A homogenous Court goes against the very definition of the supposedly unbiased Court. Jackson’s nomination as a qualified African-American woman is so critical to fulfilling the true potential of a fair Supreme Court but was also why many people disagree with her nomination.

The doubt surrounding the legitimacy of Jackson’s nomination reeks of racism. Jackson was heckled at her confirmation hearing with the question, “What is a woman?”, a topic that could easily spark controversy. This suggests that the questioners did not approve of Jackson’s nomination due to her gender. However, the idea that some are unhappy with the decision due to gender is merely a ploy to distract from the real issue at hand: race.

It can easily be proven that the reason Jackson’s confirmation was so controversial was simply due to her race far more than her gender given the recent confirmation of Amy Coney Barrett. Despite both nominees identifying as women, their treatment during the confirmation hearings was strikingly different. Many media sources worked to frame Jackson as someone with controversial opinions by specifically asking her off-topic or controversial questions which were not asked to Barrett. 

For example, Jackson was asked for her opinion on Court-packing, an issue packed with controversy that was not a question during Barrett’s nomination. Questioners went so far as to disrespect Jackson’s intelligence by pulling out a children’s book, an action never before done during confirmation hearings, and certainly not done during the recent Barrett’s hearing. 

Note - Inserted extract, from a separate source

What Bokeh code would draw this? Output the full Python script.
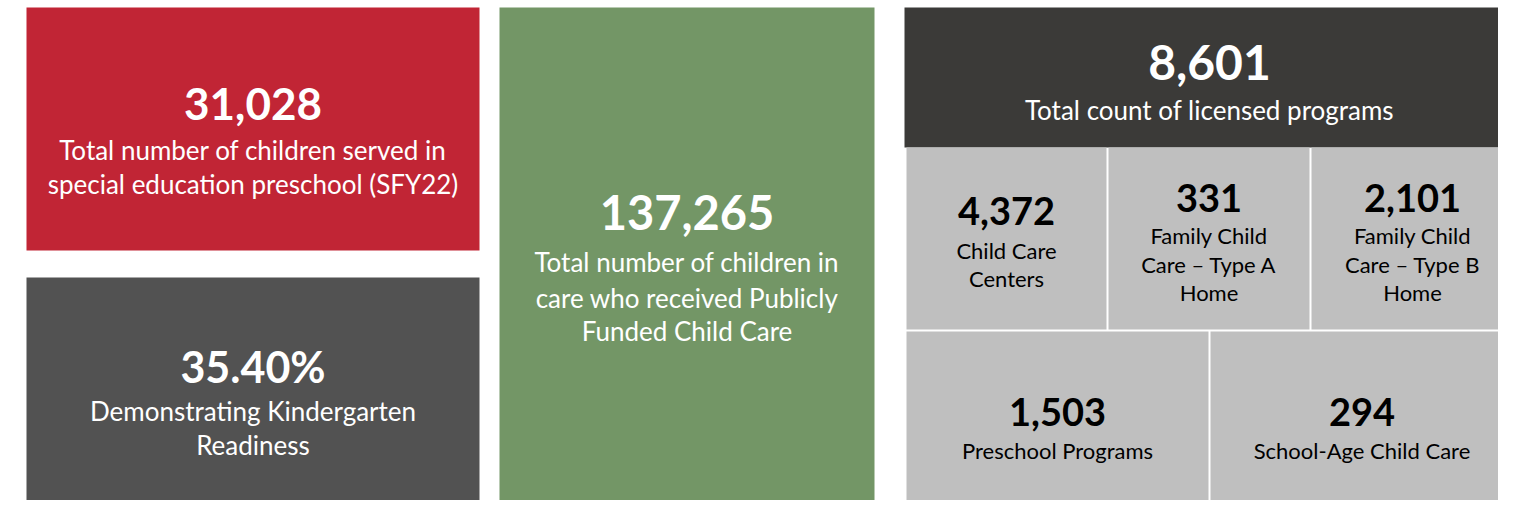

The difference in treatment of Jackson and Barrett during their respective hearings confirms that many are unwilling for Black people to have proper representation in Court. Jackson’s background as a woman of color provides an entirely new point of view, allowing for more complete understandings of arguments, leading to a more informed – and racially fair – Supreme Court. Some do not wish the Court to rule fairly for Black people – this being the main reason that the backlash against Jackson’s nomination was so strong.

Nevertheless, Jackson was confirmed as the first African-American woman to serve as a Justice on the Supreme Court. For 233 years, the Supreme Court has ruled on cases concerning both Black people and women, and for once comes a Justice who can speak on behalf and have a better general understanding of both those demographics. This is a huge stride for Black people’s and women’s rights in the United States. Despite the racism and sexism that emerged during Jackson’s confirmation, the fact that she secured her seat on the Court shows that America may just be moving away from its poisonous past. Maybe, someday, the Justices can be reflective of the American people as a whole.